So apparently no one gives a rat's ass what I do for my 500th blog post. That's a bit depressing. A lot of things are a bit depressing, which wouldn't be so bad until they all add up into a giant rubberband ball of depressing that's about to crush me. And I thought I would have cake today.
The day starting out promising. As I said, the expected cake. But the lunch started too late, and I had to get Romy home for her nap and then she fell asleep in the car three minutes before we got home and I really didn't want to drive her around for over an hour so I woke her up and then of course she didn't go back to sleep. So there's that.

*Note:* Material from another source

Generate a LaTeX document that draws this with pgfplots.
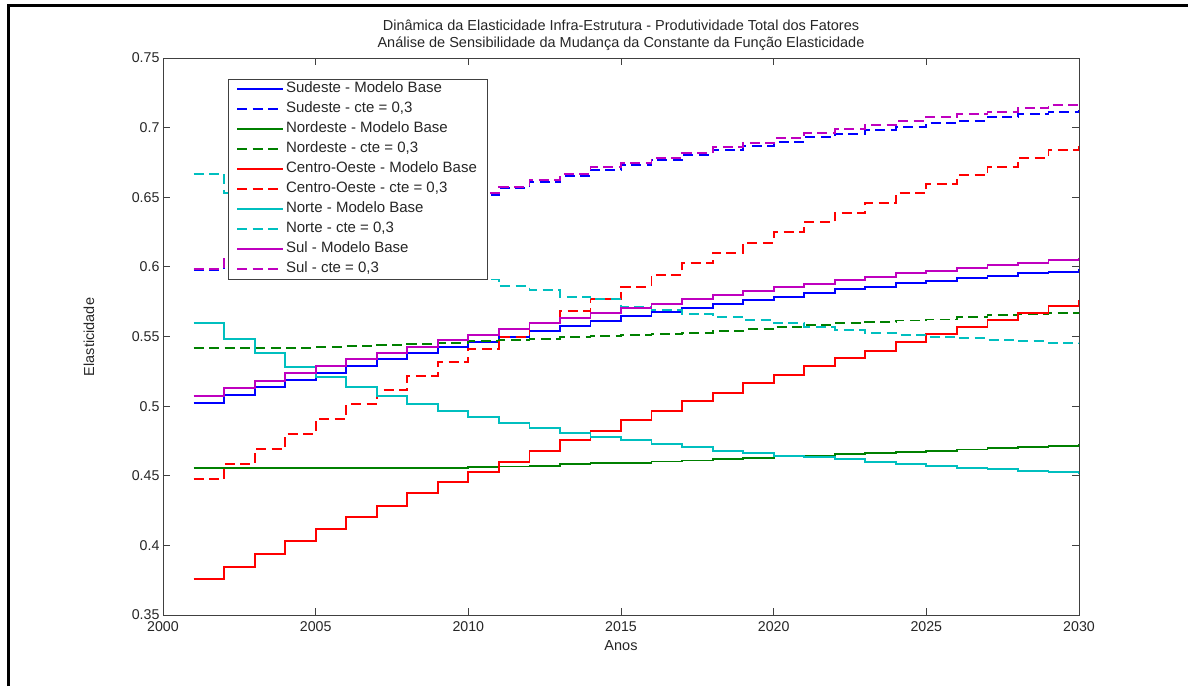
\documentclass[border=0pt]{standalone}
\usepackage{fontspec}
\setmainfont{Liberation Sans}
\usepackage{pgfplots}
\usepackage{pgfplotstable}
\pgfplotsset{compat=1.18}

\definecolor{mblue}{rgb}{0,0,1}
\definecolor{mgreen}{rgb}{0,0.5,0}
\definecolor{mred}{rgb}{1,0,0}
\definecolor{mcyan}{rgb}{0,0.75,0.75}
\definecolor{mmagenta}{rgb}{0.75,0,0.75}
\definecolor{axgray}{gray}{0.25}

% Yearly elasticity by region: base model (B) and constant = 0.3 (C)
\pgfplotstableread{
year seB    seC    neB    neC    coB    coC    noB    noC    suB    suC
2001 0.5025 0.5980 0.4553 0.5416 0.3759 0.4475 0.5599 0.6667 0.5073 0.5985
2002 0.5082 0.6060 0.4553 0.5416 0.3847 0.4584 0.5482 0.6528 0.5128 0.6070
2003 0.5140 0.6130 0.4553 0.5417 0.3938 0.4694 0.5379 0.6440 0.5183 0.6140
2004 0.5188 0.6190 0.4554 0.5420 0.4034 0.4802 0.5283 0.6355 0.5236 0.6205
2005 0.5240 0.6250 0.4554 0.5425 0.4120 0.4908 0.5211 0.6275 0.5288 0.6265
2006 0.5288 0.6310 0.4555 0.5430 0.4202 0.5013 0.5135 0.6200 0.5336 0.6325
2007 0.5336 0.6360 0.4556 0.5437 0.4285 0.5114 0.5075 0.6130 0.5384 0.6380
2008 0.5379 0.6410 0.4557 0.5444 0.4378 0.5216 0.5013 0.6060 0.5427 0.6430
2009 0.5423 0.6460 0.4558 0.5456 0.4455 0.5315 0.4967 0.5985 0.5475 0.6480
2010 0.5460 0.6516 0.4561 0.5468 0.4529 0.5410 0.4920 0.5910 0.5513 0.6528
2011 0.5499 0.6564 0.4566 0.5475 0.4601 0.5499 0.4877 0.5863 0.5552 0.6576
2012 0.5542 0.6612 0.4572 0.5482 0.4680 0.5595 0.4845 0.5834 0.5595 0.6624
2013 0.5578 0.6653 0.4584 0.5494 0.4757 0.5685 0.4805 0.5786 0.5635 0.6665
2014 0.5614 0.6696 0.4589 0.5502 0.4824 0.5769 0.4781 0.5767 0.5667 0.6715
2015 0.5647 0.6732 0.4594 0.5511 0.4900 0.5858 0.4757 0.5714 0.5703 0.6744
2016 0.5678 0.6768 0.4602 0.5518 0.4967 0.5942 0.4726 0.5690 0.5731 0.6784
2017 0.5703 0.6803 0.4610 0.5528 0.5039 0.6026 0.4704 0.5660 0.5767 0.6820
2018 0.5733 0.6839 0.4618 0.5540 0.5097 0.6102 0.4680 0.5642 0.5798 0.6859
2019 0.5762 0.6868 0.4630 0.5552 0.5164 0.6174 0.4661 0.5620 0.5829 0.6887
2020 0.5786 0.6899 0.4638 0.5570 0.5224 0.6248 0.4642 0.5595 0.5855 0.6923
2021 0.5810 0.6930 0.4642 0.5583 0.5288 0.6322 0.4632 0.5570 0.5877 0.6959
2022 0.5839 0.6954 0.4656 0.5595 0.5343 0.6389 0.4618 0.5547 0.5906 0.6988
2023 0.5858 0.6983 0.4666 0.5606 0.5398 0.6457 0.4601 0.5523 0.5930 0.7019
2024 0.5882 0.7007 0.4673 0.5615 0.5458 0.6528 0.4584 0.5511 0.5954 0.7048
2025 0.5901 0.7031 0.4680 0.5622 0.5516 0.6595 0.4572 0.5499 0.5973 0.7074
2026 0.5918 0.7050 0.4688 0.5640 0.5566 0.6658 0.4558 0.5487 0.5990 0.7096
2027 0.5935 0.7074 0.4697 0.5652 0.5619 0.6719 0.4547 0.5475 0.6014 0.7115
2028 0.5954 0.7098 0.4704 0.5660 0.5671 0.6784 0.4537 0.5465 0.6030 0.7139
2029 0.5965 0.7110 0.4716 0.5667 0.5719 0.6839 0.4525 0.5456 0.6049 0.7163
2030 0.5983 0.7127 0.4726 0.5678 0.5762 0.6892 0.4513 0.5446 0.6062 0.7186
}\elast

\pgfplotsset{
  base/.style={draw=#1, color=#1, line width=1.8pt, const plot},
  alt/.style={draw=#1, color=#1, line width=1.8pt, const plot, dash pattern=on 10pt off 5.5pt},
}

\begin{document}
\begin{tikzpicture}[x=1pt,y=1pt]
\useasboundingbox (0,0) rectangle (1188,686);
% frame of the figure window
\draw[line width=3pt, line join=miter] (8.5,0) -- (8.5,680.5) -- (1188,680.5);

\begin{axis}[
  at={(163pt,71pt)}, anchor=south west,
  scale only axis, width=916pt, height=557pt,
  xmin=2000, xmax=2030, ymin=0.35, ymax=0.75,
  xtick={2000,2005,2010,2015,2020,2025,2030},
  xticklabels={2000,2005,2010,2015,2020,2025,2030},
  ytick={0.35,0.4,0.45,0.5,0.55,0.6,0.65,0.7,0.75},
  yticklabels={0.35,0.4,0.45,0.5,0.55,0.6,0.65,0.7,0.75},
  tick align=inside, major tick length=7pt,
  axis line style={axgray, line width=0.9pt},
  every tick/.style={axgray, line width=0.9pt},
  ticklabel style={font=\fontsize{14.2}{16}\selectfont, text=black!85},
  xticklabel style={yshift=-3pt},
  legend cell align=left,
  legend image code/.code={\draw[#1] (0pt,0pt) -- (46pt,0pt);},
  legend style={
    at={(0.071,0.9623)}, anchor=north west,
    draw=axgray, fill=white,
    font=\fontsize{15}{17}\selectfont, text=black!85,
    inner xsep=8pt, inner ysep=1pt, row sep=2pt,
    nodes={inner sep=2pt, text height=10.5pt, text depth=3.5pt},
  },
]
\addplot[base=mblue] table[x=year,y=seB] {\elast};
\addlegendentry{Sudeste - Modelo Base}
\addplot[alt=mblue] table[x=year,y=seC] {\elast};
\addlegendentry{Sudeste - cte = 0,3}
\addplot[base=mgreen] table[x=year,y=neB] {\elast};
\addlegendentry{Nordeste - Modelo Base}
\addplot[alt=mgreen] table[x=year,y=neC] {\elast};
\addlegendentry{Nordeste - cte = 0,3}
\addplot[base=mred] table[x=year,y=coB] {\elast};
\addlegendentry{Centro-Oeste - Modelo Base}
\addplot[alt=mred] table[x=year,y=coC] {\elast};
\addlegendentry{Centro-Oeste - cte = 0,3}
\addplot[base=mcyan] table[x=year,y=noB] {\elast};
\addlegendentry{Norte - Modelo Base}
\addplot[alt=mcyan] table[x=year,y=noC] {\elast};
\addlegendentry{Norte - cte = 0,3}
\addplot[base=mmagenta] table[x=year,y=suB] {\elast};
\addlegendentry{Sul - Modelo Base}
\addplot[alt=mmagenta] table[x=year,y=suC] {\elast};
\addlegendentry{Sul - cte = 0,3}
\end{axis}

% titles and axis labels
\node[anchor=base, font=\fontsize{14.5}{17}\selectfont, text=black!85] at (621,655.3)
  {Dinâmica da Elasticidade Infra-Estrutura - Produtividade Total dos Fatores};
\node[anchor=base, font=\fontsize{14.5}{17}\selectfont, text=black!85] at (621,638.7)
  {Análise de Sensibilidade da Mudança da Constante da Função Elasticidade};
\node[anchor=base, font=\fontsize{14.5}{17}\selectfont, text=black!85] at (621,36) {Anos};
\node[anchor=base, rotate=90, font=\fontsize{14.5}{17}\selectfont, text=black!85] at (94,349) {Elasticidade};
\end{tikzpicture}
\end{document}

Then there's the torture of insurance. I told you already that I'm taking a year off of work, that COBRA would cost my family $23,000, that Blue Cross Blue Shield, the same assholes who would like to rob me for my COBRA, turned me and my husband down because we are apparently fools for seeing therapists and using our insurance for it. So we applied with United Healthcare, which we heard was more lenient, especially if we take a very high deductible, barebones policy (which I am all for now. I mean, why should I give my money to the insurance company just in case when I could just pay that money if and when something happens?). But now they are making us wait. And wait. Again, about the fucking therapy. Even though we told them we are more than willing to pay out of pocket. You know what? I better be in that goddamn therapy because how else am I going to handle situations like this? People screwing me and my family and subjecting us to humiliatingly personal phone interviews about every sordid detail of our physical and mental past. It can make a person crazy. I really don't know what I'll do if UHC turns us down, too. I'd rather go without than rely on the greed of others.
I think I'm going to go buy some cake now.